Required work: Copy each line of the entries beneath that contains the word "using".

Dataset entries
☆ ☆ ☆
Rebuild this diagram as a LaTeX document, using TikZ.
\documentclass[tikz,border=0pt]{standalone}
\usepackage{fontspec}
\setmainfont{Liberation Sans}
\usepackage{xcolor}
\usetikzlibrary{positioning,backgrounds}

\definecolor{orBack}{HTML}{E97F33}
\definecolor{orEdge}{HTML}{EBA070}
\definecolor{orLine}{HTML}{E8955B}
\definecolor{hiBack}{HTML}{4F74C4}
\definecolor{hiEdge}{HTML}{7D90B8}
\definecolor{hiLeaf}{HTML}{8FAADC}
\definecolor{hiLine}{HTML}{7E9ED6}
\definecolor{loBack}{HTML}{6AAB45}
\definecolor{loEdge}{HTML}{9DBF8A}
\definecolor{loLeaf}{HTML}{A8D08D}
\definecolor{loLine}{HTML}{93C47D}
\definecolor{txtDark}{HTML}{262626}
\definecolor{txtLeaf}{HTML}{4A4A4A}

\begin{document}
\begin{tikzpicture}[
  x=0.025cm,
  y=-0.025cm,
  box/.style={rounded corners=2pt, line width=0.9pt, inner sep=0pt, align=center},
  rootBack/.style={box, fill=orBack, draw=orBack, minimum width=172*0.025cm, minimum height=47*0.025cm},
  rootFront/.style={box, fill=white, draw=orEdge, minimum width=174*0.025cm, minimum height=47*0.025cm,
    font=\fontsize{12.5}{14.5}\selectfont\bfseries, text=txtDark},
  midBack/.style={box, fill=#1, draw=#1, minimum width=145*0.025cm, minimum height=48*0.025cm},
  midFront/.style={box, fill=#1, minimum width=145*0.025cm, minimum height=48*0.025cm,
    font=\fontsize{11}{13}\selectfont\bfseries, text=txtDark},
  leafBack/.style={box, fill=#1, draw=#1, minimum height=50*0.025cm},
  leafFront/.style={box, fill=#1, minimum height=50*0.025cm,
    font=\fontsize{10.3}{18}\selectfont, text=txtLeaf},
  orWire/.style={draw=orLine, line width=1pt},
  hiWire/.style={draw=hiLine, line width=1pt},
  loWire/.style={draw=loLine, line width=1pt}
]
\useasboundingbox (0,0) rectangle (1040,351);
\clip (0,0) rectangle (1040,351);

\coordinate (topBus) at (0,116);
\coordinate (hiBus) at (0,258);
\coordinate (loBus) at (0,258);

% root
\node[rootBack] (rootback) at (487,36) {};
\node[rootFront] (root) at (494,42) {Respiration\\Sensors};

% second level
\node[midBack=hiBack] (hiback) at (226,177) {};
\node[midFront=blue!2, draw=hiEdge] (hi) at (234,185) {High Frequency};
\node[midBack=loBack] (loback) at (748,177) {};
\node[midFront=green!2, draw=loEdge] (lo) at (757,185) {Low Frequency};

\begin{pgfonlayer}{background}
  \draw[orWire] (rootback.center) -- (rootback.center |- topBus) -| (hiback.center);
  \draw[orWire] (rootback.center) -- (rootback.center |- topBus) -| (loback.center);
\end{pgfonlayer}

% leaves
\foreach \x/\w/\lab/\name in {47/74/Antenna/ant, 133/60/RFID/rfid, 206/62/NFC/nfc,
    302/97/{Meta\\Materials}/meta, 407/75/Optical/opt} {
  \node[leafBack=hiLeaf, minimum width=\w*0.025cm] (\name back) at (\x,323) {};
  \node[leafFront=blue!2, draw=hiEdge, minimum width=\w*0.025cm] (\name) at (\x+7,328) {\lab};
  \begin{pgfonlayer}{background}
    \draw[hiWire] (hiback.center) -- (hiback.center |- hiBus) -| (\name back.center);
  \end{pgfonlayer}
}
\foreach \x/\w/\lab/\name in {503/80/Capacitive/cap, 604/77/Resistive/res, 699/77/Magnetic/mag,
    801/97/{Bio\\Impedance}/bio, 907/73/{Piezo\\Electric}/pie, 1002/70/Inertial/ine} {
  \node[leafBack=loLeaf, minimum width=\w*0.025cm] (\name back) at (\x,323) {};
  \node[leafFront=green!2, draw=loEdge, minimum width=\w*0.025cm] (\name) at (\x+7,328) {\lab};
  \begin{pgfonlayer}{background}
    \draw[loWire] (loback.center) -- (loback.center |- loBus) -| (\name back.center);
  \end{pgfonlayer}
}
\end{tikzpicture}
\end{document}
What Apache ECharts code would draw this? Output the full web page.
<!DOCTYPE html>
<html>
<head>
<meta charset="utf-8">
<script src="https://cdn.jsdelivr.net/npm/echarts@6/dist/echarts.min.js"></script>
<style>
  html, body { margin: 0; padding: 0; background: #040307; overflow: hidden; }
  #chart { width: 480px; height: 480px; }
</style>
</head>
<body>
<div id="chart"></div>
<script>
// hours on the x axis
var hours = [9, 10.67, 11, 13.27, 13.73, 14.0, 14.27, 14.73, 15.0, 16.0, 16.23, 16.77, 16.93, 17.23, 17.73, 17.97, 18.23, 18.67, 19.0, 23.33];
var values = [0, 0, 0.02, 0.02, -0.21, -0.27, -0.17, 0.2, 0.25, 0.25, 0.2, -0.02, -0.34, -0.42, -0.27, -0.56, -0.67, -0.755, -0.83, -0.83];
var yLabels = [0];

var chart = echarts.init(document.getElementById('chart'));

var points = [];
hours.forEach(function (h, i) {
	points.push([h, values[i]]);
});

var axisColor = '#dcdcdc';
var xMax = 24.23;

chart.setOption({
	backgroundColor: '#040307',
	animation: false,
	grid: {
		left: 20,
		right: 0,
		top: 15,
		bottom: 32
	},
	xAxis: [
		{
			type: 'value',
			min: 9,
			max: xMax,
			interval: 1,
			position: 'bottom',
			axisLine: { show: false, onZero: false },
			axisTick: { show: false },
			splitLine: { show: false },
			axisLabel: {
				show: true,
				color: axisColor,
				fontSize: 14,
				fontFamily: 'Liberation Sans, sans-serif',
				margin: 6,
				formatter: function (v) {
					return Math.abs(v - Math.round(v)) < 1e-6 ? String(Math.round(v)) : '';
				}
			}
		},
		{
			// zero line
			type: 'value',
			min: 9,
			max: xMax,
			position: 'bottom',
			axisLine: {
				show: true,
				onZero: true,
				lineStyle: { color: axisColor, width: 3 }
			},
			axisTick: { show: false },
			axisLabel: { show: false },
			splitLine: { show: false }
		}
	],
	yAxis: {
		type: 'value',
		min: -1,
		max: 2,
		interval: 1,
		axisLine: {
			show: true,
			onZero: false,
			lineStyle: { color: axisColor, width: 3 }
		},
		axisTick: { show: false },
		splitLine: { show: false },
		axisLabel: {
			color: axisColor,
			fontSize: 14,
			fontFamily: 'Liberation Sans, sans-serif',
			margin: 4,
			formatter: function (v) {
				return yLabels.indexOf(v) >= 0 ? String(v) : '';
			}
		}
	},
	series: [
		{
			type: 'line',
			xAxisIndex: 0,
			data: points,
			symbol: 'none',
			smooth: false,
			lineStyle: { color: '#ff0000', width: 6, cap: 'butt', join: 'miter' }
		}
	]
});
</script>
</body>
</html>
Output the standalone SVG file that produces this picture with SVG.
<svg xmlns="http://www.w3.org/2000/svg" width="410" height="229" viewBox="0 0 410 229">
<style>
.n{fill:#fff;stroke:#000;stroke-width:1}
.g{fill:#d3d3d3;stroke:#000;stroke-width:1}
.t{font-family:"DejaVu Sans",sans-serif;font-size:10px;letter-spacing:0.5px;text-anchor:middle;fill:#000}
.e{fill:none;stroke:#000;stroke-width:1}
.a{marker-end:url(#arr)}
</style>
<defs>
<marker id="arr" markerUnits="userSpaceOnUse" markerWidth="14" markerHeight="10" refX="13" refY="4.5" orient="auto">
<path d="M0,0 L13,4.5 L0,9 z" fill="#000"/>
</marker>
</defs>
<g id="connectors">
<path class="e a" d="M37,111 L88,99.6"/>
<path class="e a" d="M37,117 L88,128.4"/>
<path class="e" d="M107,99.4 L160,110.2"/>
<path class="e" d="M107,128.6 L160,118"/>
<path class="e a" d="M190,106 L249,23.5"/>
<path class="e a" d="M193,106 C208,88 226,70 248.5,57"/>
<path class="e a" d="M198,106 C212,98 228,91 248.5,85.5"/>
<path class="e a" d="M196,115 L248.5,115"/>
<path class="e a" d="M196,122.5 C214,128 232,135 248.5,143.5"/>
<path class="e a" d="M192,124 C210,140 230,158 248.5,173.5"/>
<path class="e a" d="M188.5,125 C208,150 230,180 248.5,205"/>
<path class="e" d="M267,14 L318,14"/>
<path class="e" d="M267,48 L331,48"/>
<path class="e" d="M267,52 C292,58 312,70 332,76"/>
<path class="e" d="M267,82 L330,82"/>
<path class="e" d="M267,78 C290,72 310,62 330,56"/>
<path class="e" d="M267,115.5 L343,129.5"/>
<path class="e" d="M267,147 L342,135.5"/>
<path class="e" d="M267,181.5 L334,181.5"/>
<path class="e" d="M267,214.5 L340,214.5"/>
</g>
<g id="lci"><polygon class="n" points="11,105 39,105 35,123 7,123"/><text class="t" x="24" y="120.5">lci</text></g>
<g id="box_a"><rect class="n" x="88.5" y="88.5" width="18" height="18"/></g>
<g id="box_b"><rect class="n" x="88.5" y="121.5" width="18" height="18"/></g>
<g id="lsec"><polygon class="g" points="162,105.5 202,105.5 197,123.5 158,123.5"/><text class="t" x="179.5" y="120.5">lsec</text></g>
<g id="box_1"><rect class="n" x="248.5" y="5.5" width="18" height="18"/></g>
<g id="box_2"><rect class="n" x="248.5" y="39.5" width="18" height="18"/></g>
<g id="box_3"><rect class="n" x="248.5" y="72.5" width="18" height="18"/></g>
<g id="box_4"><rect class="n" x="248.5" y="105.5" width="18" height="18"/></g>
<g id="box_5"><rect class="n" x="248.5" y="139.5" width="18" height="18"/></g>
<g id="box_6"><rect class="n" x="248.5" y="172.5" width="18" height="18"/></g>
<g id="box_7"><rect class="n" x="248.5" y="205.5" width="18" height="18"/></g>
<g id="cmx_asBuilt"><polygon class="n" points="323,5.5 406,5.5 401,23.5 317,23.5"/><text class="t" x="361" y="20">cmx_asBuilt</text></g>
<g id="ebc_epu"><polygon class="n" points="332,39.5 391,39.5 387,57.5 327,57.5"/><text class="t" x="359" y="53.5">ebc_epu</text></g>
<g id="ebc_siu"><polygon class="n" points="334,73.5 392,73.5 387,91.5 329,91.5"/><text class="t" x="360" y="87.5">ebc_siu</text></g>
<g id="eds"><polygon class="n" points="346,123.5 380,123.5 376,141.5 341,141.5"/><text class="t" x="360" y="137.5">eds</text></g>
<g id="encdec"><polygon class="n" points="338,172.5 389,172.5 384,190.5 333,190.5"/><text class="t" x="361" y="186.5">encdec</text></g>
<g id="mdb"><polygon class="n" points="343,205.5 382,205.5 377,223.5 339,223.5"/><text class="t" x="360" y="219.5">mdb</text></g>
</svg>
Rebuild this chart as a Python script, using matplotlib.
☆ ☆ ☆
Task answer:
Rebuild this diagram as a LaTeX document, using TikZ.
Rebuild this chart as a Python script, using matplotlib.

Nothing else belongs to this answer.